MATERIAL TO PROCESS ::
##########

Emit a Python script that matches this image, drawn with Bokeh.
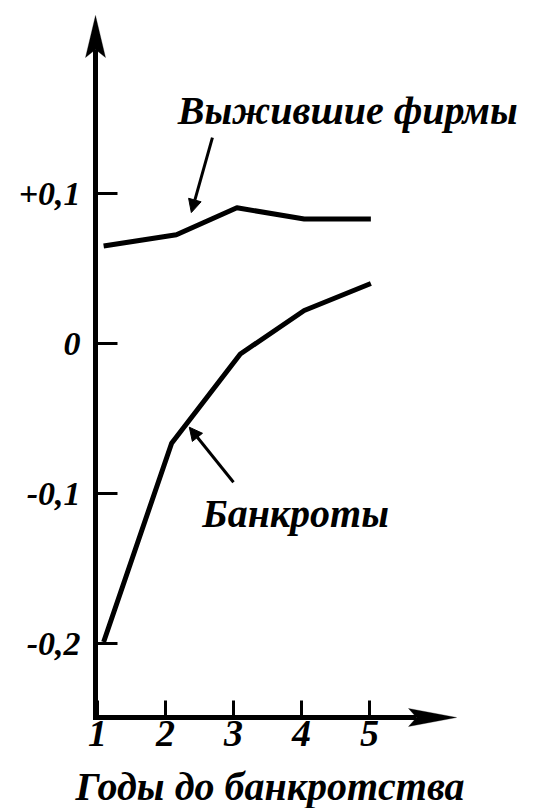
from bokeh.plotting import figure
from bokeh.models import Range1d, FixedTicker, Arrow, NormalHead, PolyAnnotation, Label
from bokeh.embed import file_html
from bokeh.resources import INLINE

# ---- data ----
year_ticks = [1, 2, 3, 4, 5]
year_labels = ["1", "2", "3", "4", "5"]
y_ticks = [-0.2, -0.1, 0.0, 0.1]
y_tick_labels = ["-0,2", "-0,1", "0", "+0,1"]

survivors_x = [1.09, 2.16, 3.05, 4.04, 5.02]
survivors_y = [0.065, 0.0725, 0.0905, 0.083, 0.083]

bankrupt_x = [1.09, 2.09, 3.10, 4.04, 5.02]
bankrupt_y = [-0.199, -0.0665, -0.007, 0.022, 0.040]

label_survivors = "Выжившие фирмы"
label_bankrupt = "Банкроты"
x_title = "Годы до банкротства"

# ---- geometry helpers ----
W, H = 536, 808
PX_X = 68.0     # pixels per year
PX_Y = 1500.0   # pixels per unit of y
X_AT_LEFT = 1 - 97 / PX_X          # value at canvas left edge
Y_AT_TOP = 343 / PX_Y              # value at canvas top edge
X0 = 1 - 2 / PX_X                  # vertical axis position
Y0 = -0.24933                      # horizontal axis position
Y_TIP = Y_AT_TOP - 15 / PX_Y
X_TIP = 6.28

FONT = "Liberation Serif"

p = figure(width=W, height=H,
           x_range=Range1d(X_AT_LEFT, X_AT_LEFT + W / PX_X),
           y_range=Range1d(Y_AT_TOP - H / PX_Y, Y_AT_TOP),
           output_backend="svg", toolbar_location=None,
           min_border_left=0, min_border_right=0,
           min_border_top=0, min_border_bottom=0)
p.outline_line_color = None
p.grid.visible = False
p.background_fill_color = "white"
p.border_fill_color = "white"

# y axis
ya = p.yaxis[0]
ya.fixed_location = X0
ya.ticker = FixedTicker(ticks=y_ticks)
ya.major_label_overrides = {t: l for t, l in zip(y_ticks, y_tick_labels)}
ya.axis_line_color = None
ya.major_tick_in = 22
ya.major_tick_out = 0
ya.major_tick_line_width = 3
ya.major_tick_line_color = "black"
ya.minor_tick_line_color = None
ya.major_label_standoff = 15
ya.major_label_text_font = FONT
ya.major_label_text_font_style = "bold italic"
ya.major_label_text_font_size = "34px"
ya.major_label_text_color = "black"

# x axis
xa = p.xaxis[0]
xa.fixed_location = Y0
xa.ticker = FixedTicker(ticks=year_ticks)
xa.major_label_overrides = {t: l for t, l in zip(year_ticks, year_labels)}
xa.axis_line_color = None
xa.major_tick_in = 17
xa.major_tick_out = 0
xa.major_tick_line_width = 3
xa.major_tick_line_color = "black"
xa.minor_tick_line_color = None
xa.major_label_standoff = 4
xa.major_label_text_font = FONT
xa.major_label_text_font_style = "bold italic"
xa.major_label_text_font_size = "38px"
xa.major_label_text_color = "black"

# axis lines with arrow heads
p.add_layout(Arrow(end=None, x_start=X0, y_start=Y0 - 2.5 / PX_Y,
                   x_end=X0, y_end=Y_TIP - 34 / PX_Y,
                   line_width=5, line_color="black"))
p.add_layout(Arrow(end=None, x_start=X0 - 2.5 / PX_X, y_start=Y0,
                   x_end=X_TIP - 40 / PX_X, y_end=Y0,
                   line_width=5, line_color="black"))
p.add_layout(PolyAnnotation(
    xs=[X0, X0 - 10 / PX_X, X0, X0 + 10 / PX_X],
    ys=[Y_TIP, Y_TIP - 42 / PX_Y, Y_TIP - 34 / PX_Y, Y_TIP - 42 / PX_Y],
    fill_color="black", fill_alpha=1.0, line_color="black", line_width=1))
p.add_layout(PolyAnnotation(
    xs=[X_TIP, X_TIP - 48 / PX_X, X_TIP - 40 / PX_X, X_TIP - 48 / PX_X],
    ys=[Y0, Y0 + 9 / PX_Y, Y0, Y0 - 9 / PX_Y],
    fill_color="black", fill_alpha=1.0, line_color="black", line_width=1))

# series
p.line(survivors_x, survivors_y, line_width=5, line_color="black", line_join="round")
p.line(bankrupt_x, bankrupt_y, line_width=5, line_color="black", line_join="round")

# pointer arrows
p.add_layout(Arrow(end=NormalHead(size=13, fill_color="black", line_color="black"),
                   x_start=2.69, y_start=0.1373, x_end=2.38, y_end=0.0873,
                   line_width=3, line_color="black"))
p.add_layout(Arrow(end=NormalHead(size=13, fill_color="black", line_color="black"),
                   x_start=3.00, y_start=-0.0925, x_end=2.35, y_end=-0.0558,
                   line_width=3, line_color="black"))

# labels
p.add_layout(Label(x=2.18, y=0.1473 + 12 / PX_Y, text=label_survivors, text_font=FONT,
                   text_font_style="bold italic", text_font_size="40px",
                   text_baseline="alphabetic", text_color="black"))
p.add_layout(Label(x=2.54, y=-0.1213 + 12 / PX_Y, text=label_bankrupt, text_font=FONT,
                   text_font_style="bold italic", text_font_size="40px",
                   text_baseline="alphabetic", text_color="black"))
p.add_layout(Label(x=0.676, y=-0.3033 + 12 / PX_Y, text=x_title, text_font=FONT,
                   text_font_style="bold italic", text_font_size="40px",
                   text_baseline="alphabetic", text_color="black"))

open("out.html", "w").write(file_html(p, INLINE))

##########

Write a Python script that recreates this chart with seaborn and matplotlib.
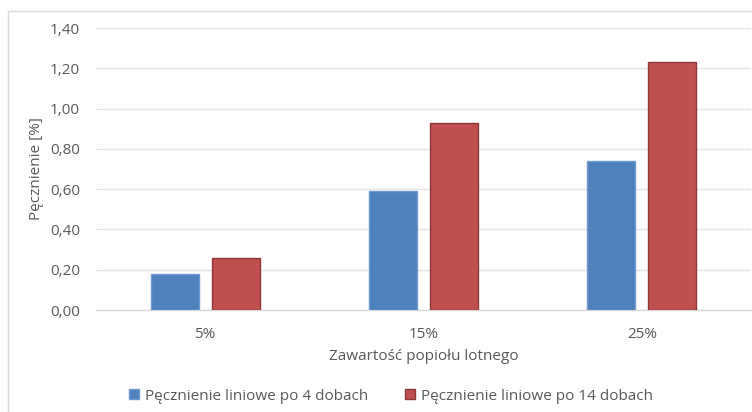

##########

EXERCISE REQUIREMENTS ::
In the listing above, find the line with "Emit a Python" and the line with "bankrupt_y = [-0.199, -0.0665, -0.007, 0.022, 0.040]". Copy both of them and every line between, exactly, but not the pictures.

WRITTEN RESPONSE ::
Emit a Python script that matches this image, drawn with Bokeh.
from bokeh.plotting import figure
from bokeh.models import Range1d, FixedTicker, Arrow, NormalHead, PolyAnnotation, Label
from bokeh.embed import file_html
from bokeh.resources import INLINE

# ---- data ----
year_ticks = [1, 2, 3, 4, 5]
year_labels = ["1", "2", "3", "4", "5"]
y_ticks = [-0.2, -0.1, 0.0, 0.1]
y_tick_labels = ["-0,2", "-0,1", "0", "+0,1"]

survivors_x = [1.09, 2.16, 3.05, 4.04, 5.02]
survivors_y = [0.065, 0.0725, 0.0905, 0.083, 0.083]

bankrupt_x = [1.09, 2.09, 3.10, 4.04, 5.02]
bankrupt_y = [-0.199, -0.0665, -0.007, 0.022, 0.040]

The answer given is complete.